EXERCISE BRIEF: Below are the records. Retype, exactly, the lines from the first through the line with "color_scale = alt.Scale(domain=series, range=[BLUE, ORANGE])", and leave out the pictures.

* start *

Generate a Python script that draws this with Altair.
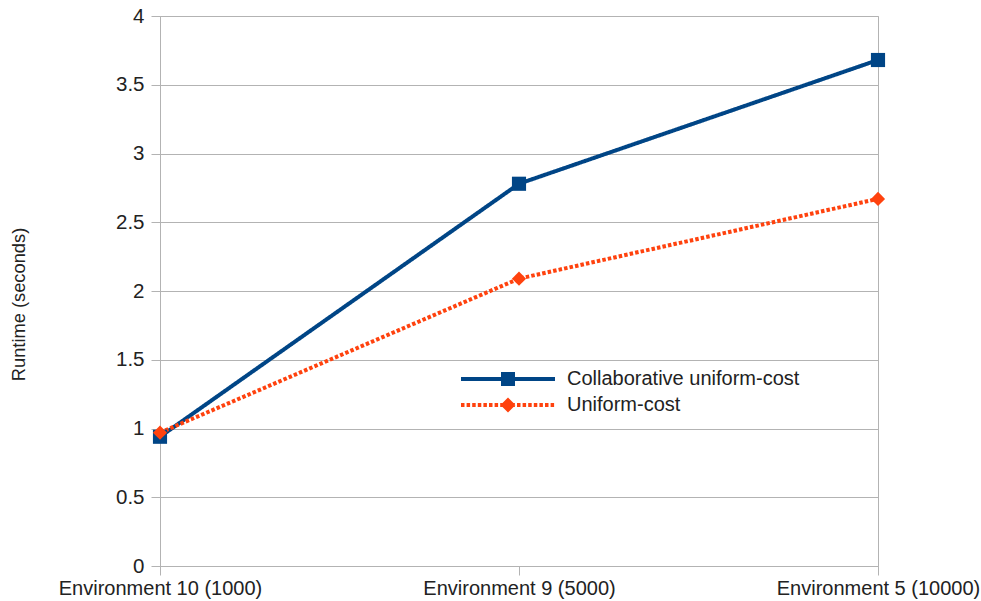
import altair as alt
import pandas as pd

categories = ["Environment 10 (1000)", "Environment 9 (5000)", "Environment 5 (10000)"]
series = ["Collaborative uniform-cost", "Uniform-cost"]
collab_values = [0.94, 2.78, 3.68]
uniform_values = [0.97, 2.09, 2.67]
y_ticks = [0, 0.5, 1, 1.5, 2, 2.5, 3, 3.5, 4]

rows = []
for s, vals in zip(series, [collab_values, uniform_values]):
    for c, v in zip(categories, vals):
        rows.append({"env": c, "series": s, "runtime": v})
df = pd.DataFrame(rows)

BLUE = "#004586"
ORANGE = "#ff420e"
FONT = "Liberation Sans"
TXT = "#222222"
GRID = "#b3b3b3"

# legend symbol paths (unit = half symbol width)
R = 47.0
def f(v):
    return f"{v:.4f}"
t = 2.0 / R
a = 7.0 / R
blue_path = (f"M-1,{f(-t)}L1,{f(-t)}L1,{f(t)}L-1,{f(t)}Z"
             f"M{f(-a)},{f(-a)}L{f(a)},{f(-a)}L{f(a)},{f(a)}L{f(-a)},{f(a)}Z")
dash, period = 3.5 / R, 5.6 / R
parts = []
x0 = -1.0
while x0 < 1.0:
    x1 = min(x0 + dash, 1.0)
    parts.append(f"M{f(x0)},{f(-t)}L{f(x1)},{f(-t)}L{f(x1)},{f(t)}L{f(x0)},{f(t)}Z")
    x0 += period
d = 7.5 / R
orange_path = "".join(parts) + f"M0,{f(-d)}L{f(d)},0L0,{f(d)}L{f(-d)},0Z"

color_scale = alt.Scale(domain=series, range=[BLUE, ORANGE])

x_enc = alt.X("env:N", sort=categories, scale=alt.Scale(type="point", padding=0),
              axis=alt.Axis(title=None, labelAngle=0, grid=False, domain=True, domainColor=GRID,
                            tickColor=GRID, tickSize=9, labelPadding=3, labelLimit=0,
                            labelFont=FONT, labelFontSize=20, labelColor=TXT))
y_enc = alt.Y("runtime:Q", scale=alt.Scale(domain=[0, 4], nice=False),
              axis=alt.Axis(values=y_ticks, format="~g", title="Runtime (seconds)",
                            grid=True, gridColor=GRID, domainColor=GRID, tickColor=GRID,
                            tickSize=9, labelPadding=7, labelFont=FONT, labelFontSize=20.5,
                            labelColor=TXT, titleFont=FONT, titleFontSize=18.3,
                            titleFontWeight="normal", titleColor=TXT,
                            titleX=-141, titleY=288, titleAngle=270,
                            titleAlign="center", titleBaseline="middle"))

lines = alt.Chart(df).mark_line(strokeWidth=4, strokeCap="butt").encode(
    x=x_enc, y=y_enc,
    color=alt.Color("series:N", scale=color_scale, legend=None),
    strokeDash=alt.StrokeDash("series:N", scale=alt.Scale(domain=series, range=[[1, 0], [3.5, 2.1]]), legend=None),
)

points = alt.Chart(df).mark_point(filled=True, opacity=1, strokeWidth=0).encode(
    x=x_enc, y=y_enc,
    color=alt.Color("series:N", scale=color_scale, legend=None),
    shape=alt.Shape("series:N", scale=alt.Scale(domain=series, range=["square", "diamond"]), legend=None),
    size=alt.Size("series:N", scale=alt.Scale(domain=series, range=[200, 200]), legend=None),
)


def legend_layer(name, color, path, ly):
    lg = alt.Legend(
        title=None, orient="none", legendX=301, legendY=ly, padding=0,
        symbolType=path, symbolFillColor=color,
        symbolSize=(2 * R) ** 2, symbolStrokeWidth=0, symbolOpacity=1, clipHeight=26, rowPadding=0,
        labelOffset=12, labelFont=FONT, labelFontSize=20, labelColor=TXT, labelLimit=0,
    )
    return alt.Chart(df[df["series"] == name]).mark_point(filled=True, opacity=0, strokeWidth=0).encode(
        x=x_enc, y=y_enc,
        color=alt.Color("series:N", scale=alt.Scale(domain=[name], range=[color]), legend=lg),
    )


leg_a = legend_layer(series[0], BLUE, blue_path, 350)
leg_b = legend_layer(series[1], ORANGE, orange_path, 376)

chart = alt.layer(lines, points, leg_a, leg_b).resolve_scale(
    color="independent", shape="independent", size="independent"
).resolve_legend(color="independent").properties(
    width=718, height=550,
    autosize=alt.AutoSizeParams(type="none"),
    padding={"left": 160, "top": 16, "right": 103, "bottom": 35},
    background="white",
).configure_view(stroke=GRID, strokeWidth=1)

chart.save("out.html", embed_options={"renderer": "svg", "actions": False})
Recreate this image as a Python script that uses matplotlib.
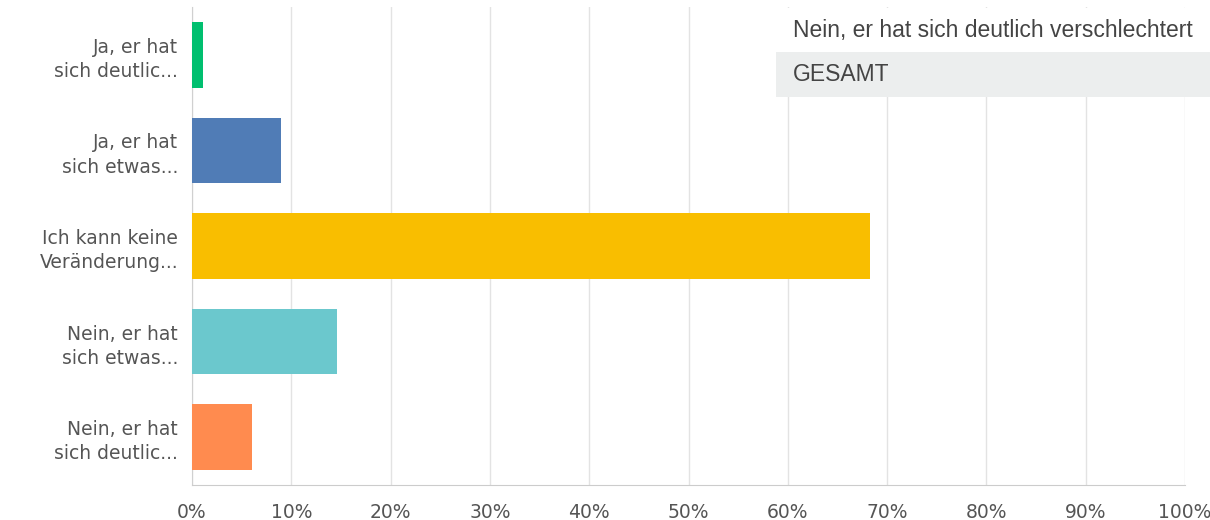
import matplotlib
matplotlib.use("Agg")
import matplotlib.pyplot as plt
from matplotlib.patches import Rectangle

categories = ["Ja, er hat\nsich deutlic...", "Ja, er hat\nsich etwas...",
              "Ich kann keine\nVeränderung...", "Nein, er hat\nsich etwas...",
              "Nein, er hat\nsich deutlic..."]
values = [1.1, 9.0, 68.3, 14.6, 6.0]
colors = ["#00BF6F", "#507CB6", "#F9BE00", "#6BC8CD", "#FF8B4F"]
xticks = [0, 10, 20, 30, 40, 50, 60, 70, 80, 90, 100]
xticklabels = [f"{t}%" for t in xticks]
tooltip_title = "Nein, er hat sich deutlich verschlechtert"
tooltip_row = "GESAMT"

W, H = 1210, 520
fig = plt.figure(figsize=(W / 100, H / 100), dpi=100)
ax = fig.add_axes([192 / W, 1 - 485 / H, (1185 - 192) / W, (485 - 7) / H])

y = list(range(len(categories)))
ax.barh(y, values, height=0.686, color=colors, zorder=3)
ax.set_ylim(len(categories) - 0.5, -0.5)
ax.set_xlim(0, 100)
ax.set_yticks(y)
ax.set_yticklabels(categories, fontsize=13.5, color="#555555", linespacing=1.35,
                   family="DejaVu Sans")
ax.set_xticks(xticks)
ax.set_xticklabels(xticklabels, fontsize=13.5, color="#555555", family="DejaVu Sans")
ax.tick_params(axis="both", length=0)
ax.tick_params(axis="y", pad=10)
ax.tick_params(axis="x", pad=13)
ax.grid(axis="x", color="#e3e3e3", linewidth=1, zorder=0)
for s in ["top", "right"]:
    ax.spines[s].set_visible(False)
ax.spines["left"].set_color("#d0d0d0")
ax.spines["bottom"].set_color("#cccccc")

# tooltip
fig.patches.append(Rectangle((776 / W, 1 - 52 / H), (W - 776) / W, 44 / H,
                             transform=fig.transFigure, facecolor="white",
                             edgecolor="none", zorder=5))
fig.patches.append(Rectangle((776 / W, 1 - 97 / H), (W - 776) / W, 45 / H,
                             transform=fig.transFigure, facecolor="#eceeee",
                             edgecolor="none", zorder=5))
fig.text(793 / W, 1 - 30 / H, tooltip_title, fontsize=16.5, color="#444444",
         family="Liberation Sans", va="center", ha="left", zorder=6)
fig.text(793 / W, 1 - 75 / H, tooltip_row, fontsize=16.5, color="#444444",
         family="Liberation Sans", va="center", ha="left", zorder=6)

fig.savefig("out.png", dpi=100)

* end *

THE RESPONSE:
Generate a Python script that draws this with Altair.
import altair as alt
import pandas as pd

categories = ["Environment 10 (1000)", "Environment 9 (5000)", "Environment 5 (10000)"]
series = ["Collaborative uniform-cost", "Uniform-cost"]
collab_values = [0.94, 2.78, 3.68]
uniform_values = [0.97, 2.09, 2.67]
y_ticks = [0, 0.5, 1, 1.5, 2, 2.5, 3, 3.5, 4]

rows = []
for s, vals in zip(series, [collab_values, uniform_values]):
    for c, v in zip(categories, vals):
        rows.append({"env": c, "series": s, "runtime": v})
df = pd.DataFrame(rows)

BLUE = "#004586"
ORANGE = "#ff420e"
FONT = "Liberation Sans"
TXT = "#222222"
GRID = "#b3b3b3"

# legend symbol paths (unit = half symbol width)
R = 47.0
def f(v):
    return f"{v:.4f}"
t = 2.0 / R
a = 7.0 / R
blue_path = (f"M-1,{f(-t)}L1,{f(-t)}L1,{f(t)}L-1,{f(t)}Z"
             f"M{f(-a)},{f(-a)}L{f(a)},{f(-a)}L{f(a)},{f(a)}L{f(-a)},{f(a)}Z")
dash, period = 3.5 / R, 5.6 / R
parts = []
x0 = -1.0
while x0 < 1.0:
    x1 = min(x0 + dash, 1.0)
    parts.append(f"M{f(x0)},{f(-t)}L{f(x1)},{f(-t)}L{f(x1)},{f(t)}L{f(x0)},{f(t)}Z")
    x0 += period
d = 7.5 / R
orange_path = "".join(parts) + f"M0,{f(-d)}L{f(d)},0L0,{f(d)}L{f(-d)},0Z"

color_scale = alt.Scale(domain=series, range=[BLUE, ORANGE])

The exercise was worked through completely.